Microsoft to offer free Windows 10 as update in July

01 Jun 2015


Windows 10 would be released as a free update on 28 July, according to Microsoft.

It would be the last major release of the 29-year-old operating system before Microsoft switched to a ''Windows as a service'' system, which entailed updates being rolled out when ready.

This marked a change in Microsoft's business model with the operating system being offered as a free upgrade for users of Windows 7 and Windows 8.1 within the first year.

Each version of Windows had cost over £100, although the majority of Windows users received new versions of the operating system when buying a new computer, and not by upgrading the software themselves.

Microsoft made Windows 8.1, which restored the Start menu, as a free update to Windows 8. Windows 10 would bring back more familiar elements from Windows 7 and combine them with the modern look of Windows 8.1.

Over 4 million people had been beta testing the public preview of Windows 10 over the past couple of months, helping Microsoft fix problems before release. Recent reports showed that Windows 10 was far from ready, with multiple bugs and glitches yet to be fixed.

Setting a date for release could help accelerate the development cycle, however, it was critical that Microsoft's first public outing for Windows 10 was solid to avoid comparisons with bug-riddled Windows Vista from 2006.

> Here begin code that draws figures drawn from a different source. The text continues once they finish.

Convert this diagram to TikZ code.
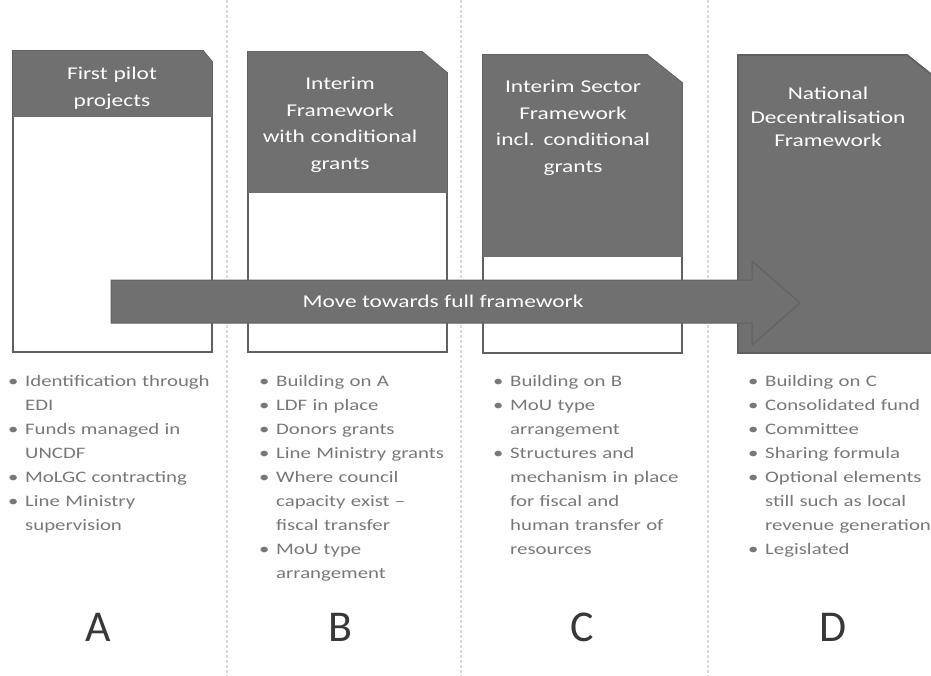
\documentclass[tikz,border=0pt]{standalone}
\usepackage{fontspec}
\setmainfont{Carlito}[FakeStretch=1.3]
\newfontfamily\letterfont{Carlito}
\definecolor{boxgray}{RGB}{112,112,112}
\definecolor{edgegray}{RGB}{96,96,96}
\definecolor{txtgray}{RGB}{120,120,120}
\newcommand{\bitem}[1]{\hangindent=17pt\hangafter=1\noindent\makebox[17pt][l]{\textbullet}#1\par}

\begin{document}
\begin{tikzpicture}[x=1pt, y=-1pt,
    frame/.style={draw=edgegray, line width=1.8pt, fill=white, line join=miter},
    headfill/.style={fill=boxgray},
    head/.style={anchor=base, inner sep=0pt, text width=200pt, align=center, text=white, font=\fontsize{18}{26.5}\selectfont},
    bullets/.style={anchor=base west, inner sep=0pt, text width=240pt, align=left, text=txtgray, font=\fontsize{16}{24}\selectfont},
    letter/.style={inner sep=0pt, text=black!78, font=\letterfont\fontsize{44}{44}\selectfont}]
            \useasboundingbox (0,0) rectangle (931,676);
            \clip (0,0) rectangle (931,676);
            \foreach \x in {227, 461, 708} {
                \draw[gray!30, line width=1.3pt, dash pattern=on 3pt off 2pt] (\x,0) -- (\x,676);
            }
            % framework boxes
            \draw[frame] (13,51) -- (203,51) -- (212,62) -- (212,352) -- (13,352) -- cycle;
            \fill[headfill] (13,51) -- (203,51) -- (212,62) -- (212,117) -- (13,117) -- cycle;
            \draw[frame] (248,52) -- (422,52) -- (447,73) -- (447,352) -- (248,352) -- cycle;
            \fill[headfill] (248,52) -- (422,52) -- (447,73) -- (447,193) -- (248,193) -- cycle;
            \draw[frame] (483,55) -- (647,55) -- (682,83) -- (682,353) -- (483,353) -- cycle;
            \fill[headfill] (483,55) -- (647,55) -- (682,83) -- (682,257) -- (483,257) -- cycle;
            \draw[frame, fill=boxgray] (738,55) -- (907,55) -- (947,87) -- (947,353) -- (738,353) -- cycle;
            \node[head] (headA) at (112,80) {First pilot\\projects};
            \node[head] (headB) at (340,90) {Interim\\Framework\\with conditional\\grants};
            \node[head] (headC) at (573,93) {Interim Sector\\Framework\\incl. conditional\\grants};
            \node[head, font=\fontsize{18}{23.5}\selectfont] (headD) at (828,100) {National\\Decentralisation\\Framework};
            % arrow
            \draw[fill=boxgray, draw=black!62, line width=1pt] (111,280) -- (752,280) -- (752,261) -- (800,303)
                -- (752,345) -- (752,323) -- (111,323) -- cycle;
            \node[text=white, inner sep=0pt, font=\fontsize{18}{20}\selectfont] (move) at (443,301) {Move towards full framework};
            % bullet lists
            \node[bullets] (listA) at (8,386) {\bitem{Identification through\break EDI}
                \bitem{Funds managed in\break UNCDF}\bitem{MoLGC contracting}\bitem{Line Ministry\break supervision}};
            \node[bullets] (listB) at (259,386) {\bitem{Building on A}\bitem{LDF in place}\bitem{Donors grants}
                \bitem{Line Ministry grants}\bitem{Where council\break capacity exist --\break fiscal transfer}
                \bitem{MoU type\break arrangement}};
            \node[bullets] (listC) at (493,386) {\bitem{Building on B}\bitem{MoU type\break arrangement}
                \bitem{Structures and\break mechanism in place\break for fiscal and\break human transfer of\break resources}};
            \node[bullets] (listD) at (748,386) {\bitem{Building on C}\bitem{Consolidated fund}\bitem{Committee}
                \bitem{Sharing formula}\bitem{Optional elements\break still such as local\break revenue generation}
                \bitem{Legislated}};
            \foreach \l/\x in {A/98, B/340, C/582, D/833} {
                \node[letter] (lab\l) at (\x,627) {\l};
            }
        \end{tikzpicture}
\end{document}
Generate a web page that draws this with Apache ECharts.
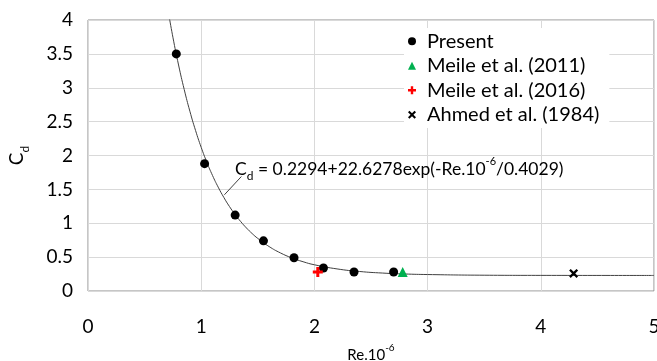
<!DOCTYPE html>
<html>
<head>
<meta charset="utf-8">
<script src="https://cdn.jsdelivr.net/npm/echarts@6/dist/echarts.min.js"></script>
<style>
  html, body { margin: 0; padding: 0; background: #fff; }
  #chart { width: 657px; height: 361px; }
</style>
</head>
<body>
<div id="chart"></div>
<script>
// Present (Re.10^-6, Cd)
const presentRe = [0.78, 1.03, 1.30, 1.55, 1.82, 2.08, 2.35, 2.70];
const presentCd = [3.50, 1.88, 1.12, 0.74, 0.49, 0.34, 0.28, 0.28];
const meile2011 = [[2.78, 0.28]];
const meile2016 = [[2.03, 0.28]];
const ahmed1984 = [[4.29, 0.26]];
// fitted curve as drawn
const fitRe = [0.70, 0.75, 0.80, 0.85, 0.90, 0.95, 1.00, 1.05, 1.10, 1.15, 1.20, 1.25, 1.30, 1.35,
  1.40, 1.45, 1.50, 1.60, 1.70, 1.80, 1.90, 2.00, 2.20, 2.40, 2.60, 2.80, 3.00, 3.50, 4.00, 5.00];
const fitCd = [4.212, 3.746, 3.336, 2.974, 2.653, 2.370, 2.120, 1.900, 1.705, 1.533, 1.381, 1.246, 1.128, 1.023,
  0.930, 0.848, 0.776, 0.656, 0.562, 0.489, 0.432, 0.387, 0.326, 0.288, 0.265, 0.251, 0.243, 0.233, 0.2305, 0.2295];
const xTicks = [0, 1, 2, 3, 4, 5];
const yTicks = [0, 0.5, 1, 1.5, 2, 2.5, 3, 3.5, 4];

const font = "Lato, 'Open Sans', sans-serif";
const plusPath = "path://M3.5,0H6.5V3.5H10V6.5H6.5V10H3.5V6.5H0V3.5H3.5Z";
const crossPath = "path://M1.8,0L5,3.2L8.2,0L10,1.8L6.8,5L10,8.2L8.2,10L5,6.8L1.8,10L0,8.2L3.2,5L0,1.8Z";

const chart = echarts.init(document.getElementById("chart"));
const option = {
  backgroundColor: "#fff",
  animation: false,
  textStyle: { fontFamily: font },
  grid: {
    left: 88, right: 3, top: 20, bottom: 70,
    containLabel: false, outerBoundsMode: "none",
    show: true, borderColor: "#8c8c8c", borderWidth: 1,
  },
  legend: {
    orient: "vertical",
    left: 404,
    top: 28,
    itemGap: 4,
    itemWidth: 8,
    itemHeight: 8,
    backgroundColor: "#fff",
    padding: [3, 10, 3, 4],
    textStyle: { fontFamily: font, fontSize: 20, lineHeight: 20.5, color: "#000", padding: [0, 0, 0, 6] },
    data: ["Present", "Meile et al. (2011)", "Meile et al. (2016)", "Ahmed et al. (1984)"],
  },
  xAxis: {
    type: "value",
    min: xTicks[0],
    max: xTicks[xTicks.length - 1],
    interval: 1,
    axisLine: { show: false },
    axisTick: { show: false },
    splitLine: { lineStyle: { color: "#d9d9d9" } },
    axisLabel: { fontSize: 19, color: "#000", margin: 26, fontFamily: font },
    name: "{a|Re.10}{p|-6}",
    nameLocation: "middle",
    nameGap: 52,
    nameTextStyle: {
      rich: {
        a: { fontSize: 15, color: "#000", fontFamily: font, lineHeight: 20, verticalAlign: "bottom" },
        p: { fontSize: 10, color: "#000", fontFamily: font, lineHeight: 20, verticalAlign: "top" },
      },
    },
  },
  yAxis: {
    type: "value",
    min: yTicks[0],
    max: yTicks[yTicks.length - 1],
    interval: 0.5,
    axisLine: { show: false },
    axisTick: { show: false },
    splitLine: { lineStyle: { color: "#d9d9d9" } },
    axisLabel: { fontSize: 19, color: "#000", margin: 15, fontFamily: font },
    name: "{a|C}{s|d}",
    nameLocation: "middle",
    nameGap: 57,
    nameTextStyle: {
      rich: {
        a: { fontSize: 19, color: "#000", fontFamily: font, lineHeight: 24, verticalAlign: "top" },
        s: { fontSize: 12, color: "#000", fontFamily: font, lineHeight: 24, verticalAlign: "bottom" },
      },
    },
  },
  series: [
    {
      name: "fit",
      type: "line",
      data: fitRe.map((x, i) => [x, fitCd[i]]),
      smooth: true,
      showSymbol: false,
      clip: true,
      silent: true,
      lineStyle: { color: "#404040", width: 1 },
      z: 2,
      markLine: {
        silent: true,
        symbol: ["none", "arrow"],
        symbolSize: [0, 11],
        lineStyle: { color: "#404040", width: 1, type: "solid" },
        label: { show: false },
        data: [[{ coord: [1.355, 1.69] }, { coord: [1.205, 1.42] }]],
      },
      markPoint: {
        silent: true,
        symbol: "circle",
        symbolSize: 1,
        itemStyle: { color: "rgba(0,0,0,0)" },
        data: [{ coord: [1.295, 1.80] }],
        label: {
          show: true,
          position: "right",
          distance: 0,
          formatter: "{a|C}{s|d}{a| = 0.2294+22.6278exp(-Re.10}{p|-6}{a|/0.4029)}",
          rich: {
            a: { fontSize: 17.5, color: "#000", fontFamily: font, lineHeight: 26 },
            s: { fontSize: 12, color: "#000", fontFamily: font, lineHeight: 26, verticalAlign: "bottom" },
            p: { fontSize: 11, color: "#000", fontFamily: font, lineHeight: 26, verticalAlign: "top" },
          },
        },
      },
    },
    {
      name: "Present",
      type: "scatter",
      data: presentRe.map((x, i) => [x, presentCd[i]]),
      symbol: "circle",
      symbolSize: 9,
      itemStyle: { color: "#000", opacity: 1 },
      z: 3,
    },
    {
      name: "Meile et al. (2011)",
      type: "scatter",
      data: meile2011,
      symbol: "triangle",
      symbolSize: 10,
      itemStyle: { color: "#00b050", opacity: 1 },
      z: 3,
    },
    {
      name: "Meile et al. (2016)",
      type: "scatter",
      data: meile2016,
      symbol: plusPath,
      symbolSize: 10,
      itemStyle: { color: "#ff0000", opacity: 1 },
      z: 3,
    },
    {
      name: "Ahmed et al. (1984)",
      type: "scatter",
      data: ahmed1984,
      symbol: crossPath,
      symbolSize: 9,
      itemStyle: { color: "#000", opacity: 1 },
      z: 3,
    },
  ],
};
chart.setOption(option);
</script>
</body>
</html>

Microsoft's Internet Explorer which was fast losing ground to rivals would be replaced by Edge on Windows 10, even as the operating system promised to unify the Windows ecosystem of apps and services across desktop, laptop and tablet PCs as well as smartphones.

For users on older versions of Windows, Microsoft had not said yet how upgrades would work. It was thought that those on Windows XP and Vista would need to buy new versions of the operating system, as would those building their own computers.

The software giant announced the new operating system late last year, before unveiling new features in January. It had however,  stayed quiet on when exactly it would come out, only teasing "later this year".

The new Windows would see the return of the Start bar, as also a range of other features. It was widely seen as an attempt to recover some of the damage done by Windows 8, which had been largely criticised by users.

Microsoft said in its announcement that "once a Windows device is upgraded to Windows 10, Microsoft will continue to keep it current for the supported lifetime of the device - at no cost".